The new x-rays showed that my leg was indeed broken again.and that the old titanium plate would have to be removed and replaced.

I underwent surgery again on the morning of Tuesday, 7 November. They took out the broken plate and replaced it with a new, longer and bigger titanium plate, then also took a chunk of bone from my hip, crushed it up into some sort of mush, and grafted it onto the broken bits of my femur. They also cut about one centimeter of bone out of the middle of my femur where it was broken and put the flatened ends of the bone together.

So, the long and short of things are that I am in the hospital again for at least the next 6 weeks, going through exactly that same thing I just went through, but longer and more painful.

The broken plate was sent to the manufacturer for testing and investigation. I am not holding my breath that the company will make any admission that their product was faulty.

13 Comments »

Comment by Kevin Kim

11 November 2006 @ 8:11 pm

GodDAMN, Jeff. They’d better know they’re fuckin’ with a lawyer! If that company doesn’t admit anything, squeeze ‘em dry.

Meantime, you’ve got my sympathies. Hurts just to read this.

Kevin

Comment by Kevin Kim

11 November 2006 @ 8:16 pm

Oh, yeah– almost forgot: Happy Pepero Day.

Heh.

Kevin

Comment by kwandongbrian

11 November 2006 @ 9:16 pm

Jeff,

Better luck this time. Get healthy soon. Fighting!

Comment by Nomad

12 November 2006 @ 6:04 am

Tell them to use real titanium this time! Hope things go better and the leg heals up in time for that Pusan marathon next year :).

Comment by Todd

12 November 2006 @ 4:09 pm

Stick it to ‘em Jeff… cracked titanium? Either you’re 800 lbs and skydiving or that plate was a piece of crap.

Comment by iheartblueballs

13 November 2006 @ 2:48 pm

VANK is demanding an immediate apology from you dirty foreigners for implying that Korean titanium is not of the highest quality.

Not only does Korean titanium hold up under the heaviest of pressures, but it also cures cancer, SARS, AIDS, and that cheese smell that permeates whitey.

Comment by Brendon Carr

13 November 2006 @ 9:42 pm

Jeff, hard as this is to say, you should be out of commission for three or four months. Your leg is in jeopardy — please, don’t rush things.

Comment by Jon Allen

15 November 2006 @ 5:34 pm

Ouch, I felt awful just reading that.
big vote of sympathy from me too.

Comment by Richardson

16 November 2006 @ 5:11 am

Sorry to hear about that. My Mom had to have a plate put in her leg after her femur was shattered 2 years ago, so I know what some of the process is like.

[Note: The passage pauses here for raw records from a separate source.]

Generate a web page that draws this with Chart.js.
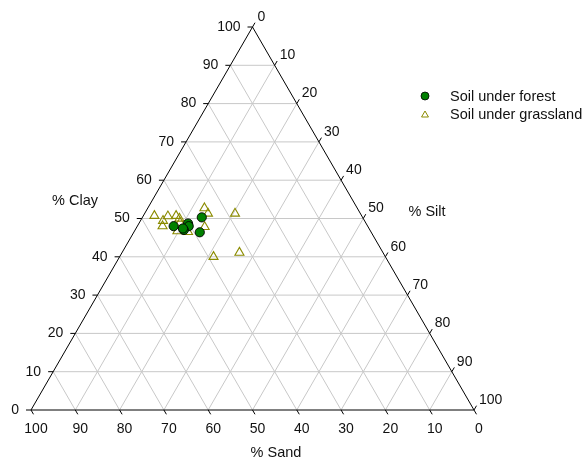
<!DOCTYPE html>
<html>
<head>
<meta charset="utf-8">
<script src="https://cdn.jsdelivr.net/npm/chart.js@4.4.1/dist/chart.umd.min.js"></script>
<style>
  body { margin: 0; background: #fff; }
  #wrap { width: 585px; height: 460px; }
</style>
</head>
<body>
<div id="wrap"><canvas id="ternary" width="585" height="460"></canvas></div>
<script>
// Tick values shared by all three sides
const ticks = [0, 10, 20, 30, 40, 50, 60, 70, 80, 90, 100];

// Soil under forest (percent)
const forestClay = [48.0, 48.7, 48.0, 47.0, 47.4, 50.3, 46.4];
const forestSilt = [8.2, 11.1, 11.6, 11.0, 10.6, 13.4, 14.9];
const forestSand = [43.8, 40.2, 40.4, 42.0, 42.0, 36.3, 38.7];

// Soil under grassland (percent)
const grassClay = [50.7, 49.4, 48.0, 50.6, 50.7, 50.0, 48.9, 46.7, 46.5, 52.7, 51.3, 47.8, 51.3, 40.0, 41.1];
const grassSilt = [2.5, 5.1, 5.7, 5.6, 7.4, 8.5, 9.2, 9.7, 12.2, 12.8, 14.3, 15.3, 20.4, 21.2, 26.5];
const grassSand = [46.8, 45.5, 46.3, 43.8, 41.9, 41.5, 41.9, 43.6, 41.3, 34.5, 34.4, 36.9, 28.3, 38.8, 32.4];

const seriesNames = ['Soil under forest', 'Soil under grassland'];
const axisTitles = ['% Clay', '% Silt', '% Sand'];

const H = Math.sqrt(3) / 2;
const FONT = '14px "Liberation Sans", Arial, sans-serif';
const FONT_L = '14.5px "Liberation Sans", Arial, sans-serif';

// clay/silt/sand -> cartesian (sand is implied by the other two)
function toXY(clay, silt) {
  return { x: silt + clay / 2, y: clay * H };
}
function points(clay, silt, sand) {
  return clay.map((c, i) => toXY(c, silt[i]));
}

// Grid, axes, ticks, labels and legend
const ternaryFrame = {
  id: 'ternaryFrame',
  beforeDatasetsDraw(chart) {
    const ctx = chart.ctx;
    const xs = chart.scales.x, ys = chart.scales.y;
    const P = (clay, silt) => {
      const p = toXY(clay, silt);
      return [xs.getPixelForValue(p.x), ys.getPixelForValue(p.y)];
    };
    const line = (a, b) => {
      ctx.beginPath(); ctx.moveTo(a[0], a[1]); ctx.lineTo(b[0], b[1]); ctx.stroke();
    };
    ctx.save();
    // grid
    ctx.strokeStyle = '#c8c8c8';
    ctx.lineWidth = 1;
    ticks.slice(1, -1).forEach(k => {
      line(P(k, 0), P(k, 100 - k));          // clay constant
      line(P(0, k), P(100 - k, k));          // silt constant
      line(P(0, 100 - k), P(100 - k, 0));    // sand = k constant
    });
    // triangle
    ctx.strokeStyle = '#000';
    const A = P(0, 0), B = P(0, 100), C = P(100, 0);
    line(A, B); line(A, C); line(C, B);
    // ticks + labels
    ctx.font = FONT;
    ctx.fillStyle = '#111';
    ticks.forEach(k => {
      // clay (left side)
      let p = P(k, 0);
      line(p, [p[0] - 5, p[1]]);
      ctx.textAlign = 'right'; ctx.textBaseline = 'middle';
      ctx.fillText(String(k), p[0] - 12, p[1]);
      // sand (bottom), value k at silt = 100 - k
      p = P(0, 100 - k);
      line(p, [p[0] + 2.5, p[1] + 4.3]);
      ctx.textAlign = 'center'; ctx.textBaseline = 'middle';
      ctx.fillText(String(k), p[0] + 5, p[1] + 19);
      // silt (right side)
      p = P(100 - k, k);
      line(p, [p[0] + 2.5, p[1] - 4.3]);
      ctx.textAlign = 'left'; ctx.textBaseline = 'middle';
      ctx.fillText(String(k), p[0] + 5, p[1] - 10);
    });
    // axis titles
    ctx.font = FONT_L;
    ctx.textAlign = 'center';
    ctx.fillText(axisTitles[0], 75, 201);
    ctx.fillText(axisTitles[1], 427, 212);
    ctx.fillText(axisTitles[2], 276, 453);
    ctx.restore();
  },
  afterDraw(chart) {
    const ctx = chart.ctx;
    ctx.save();
    // legend
    ctx.beginPath();
    ctx.arc(425, 96, 4, 0, Math.PI * 2);
    ctx.fillStyle = '#008000'; ctx.fill();
    ctx.strokeStyle = '#000'; ctx.lineWidth = 0.8; ctx.stroke();
    ctx.beginPath();
    const r = 4, cx = 425, cy = 115;
    for (let i = 0; i < 3; i++) {
      const a = i * 2 * Math.PI / 3;
      const x = cx + Math.sin(a) * r, y = cy - Math.cos(a) * r;
      i ? ctx.lineTo(x, y) : ctx.moveTo(x, y);
    }
    ctx.closePath();
    ctx.strokeStyle = '#8b8b00'; ctx.lineWidth = 1; ctx.stroke();
    ctx.font = FONT_L;
    ctx.fillStyle = '#111';
    ctx.textAlign = 'left'; ctx.textBaseline = 'middle';
    ctx.fillText(seriesNames[0], 450, 97);
    ctx.fillText(seriesNames[1], 450, 115);
    ctx.restore();
  }
};

new Chart(document.getElementById('ternary').getContext('2d'), {
  type: 'scatter',
  data: {
    datasets: [
      {
        label: seriesNames[1],
        data: points(grassClay, grassSilt, grassSand),
        pointStyle: 'triangle',
        pointRadius: 5.2,
        backgroundColor: 'rgba(0,0,0,0)',
        borderColor: '#8b8b00',
        borderWidth: 1.1,
        order: 2
      },
      {
        label: seriesNames[0],
        data: points(forestClay, forestSilt, forestSand),
        pointStyle: 'circle',
        pointRadius: 4.6,
        backgroundColor: '#008000',
        borderColor: '#000',
        borderWidth: 0.9,
        order: 1
      }
    ]
  },
  options: {
    responsive: false,
    animation: false,
    layout: { padding: { left: 31, right: 111, top: 27, bottom: 50 } },
    plugins: { legend: { display: false }, tooltip: { enabled: false } },
    scales: {
      x: { type: 'linear', min: 0, max: 100, display: false },
      y: { type: 'linear', min: 0, max: 100 * H, display: false }
    }
  },
  plugins: [ternaryFrame]
});
</script>
</body>
</html>
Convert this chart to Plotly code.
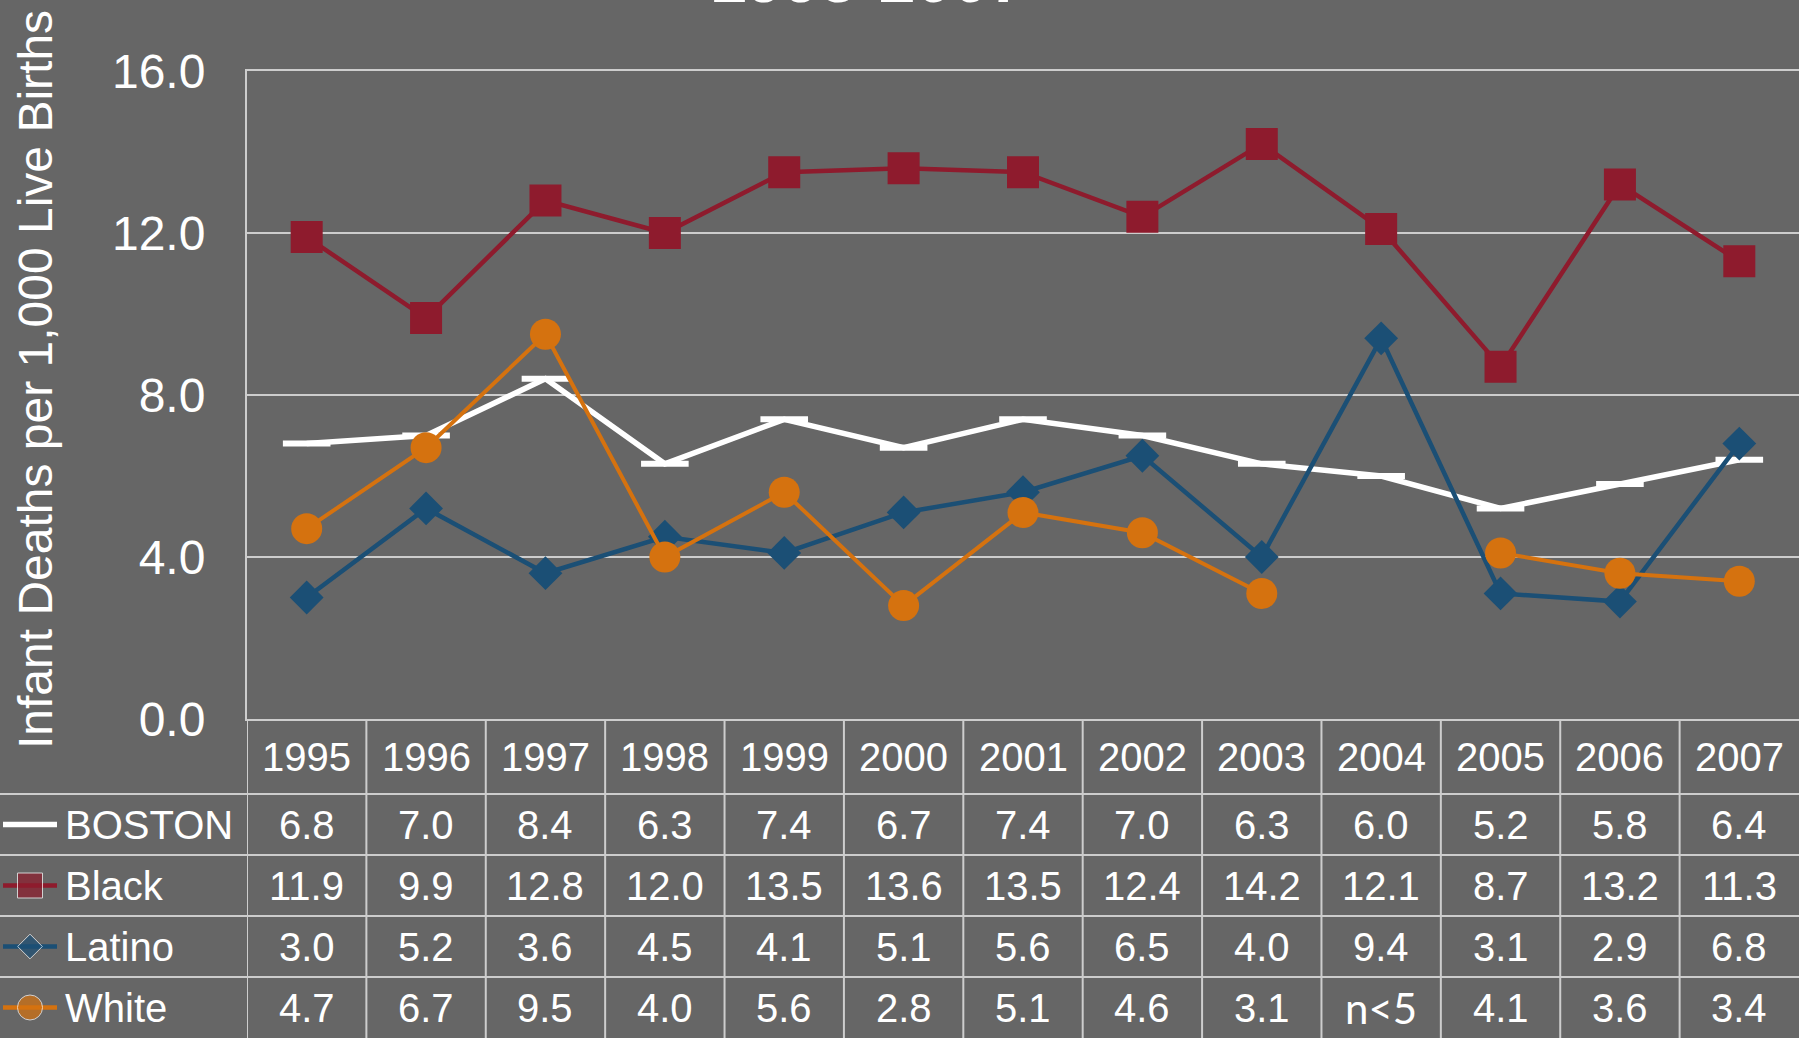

Not sure of your chances, but I’d at least look into some comp from the manufacturer, although sending the part to them may result in it being ‘lost.’

Comment by james

19 November 2006 @ 10:56 pm

great blogging. if anybody wants a motorcycle they can hae mine for free. im buying a fox creek jacket instead. go easy on your leg

Comment by Gaijin Biker

27 November 2006 @ 6:48 pm

How the hell do you crack titanium?

Comment by Jeff in Korea

27 November 2006 @ 8:33 pm

Gaijin:

I have no idea. No one seems to have a clue at this point. But I do know that if/when titanium DOES crack and break, it snaps the bone too.

Comment by Barbara

16 January 2008 @ 1:03 pm

This just happened to my sister. After having a knee replacement her femur broke about an inch above her knee implant about 6 weeks post knee surgery. She had the plate placed in her leg with 12 screws. 2 months later she wakes up with the pain you describe and has had surgery today to replace the plate and also to have additional bone packed into the break. She has not been weight baring on the leg for all this time. She uses a walker and hopes around.
Do you have any more information as to why this happened?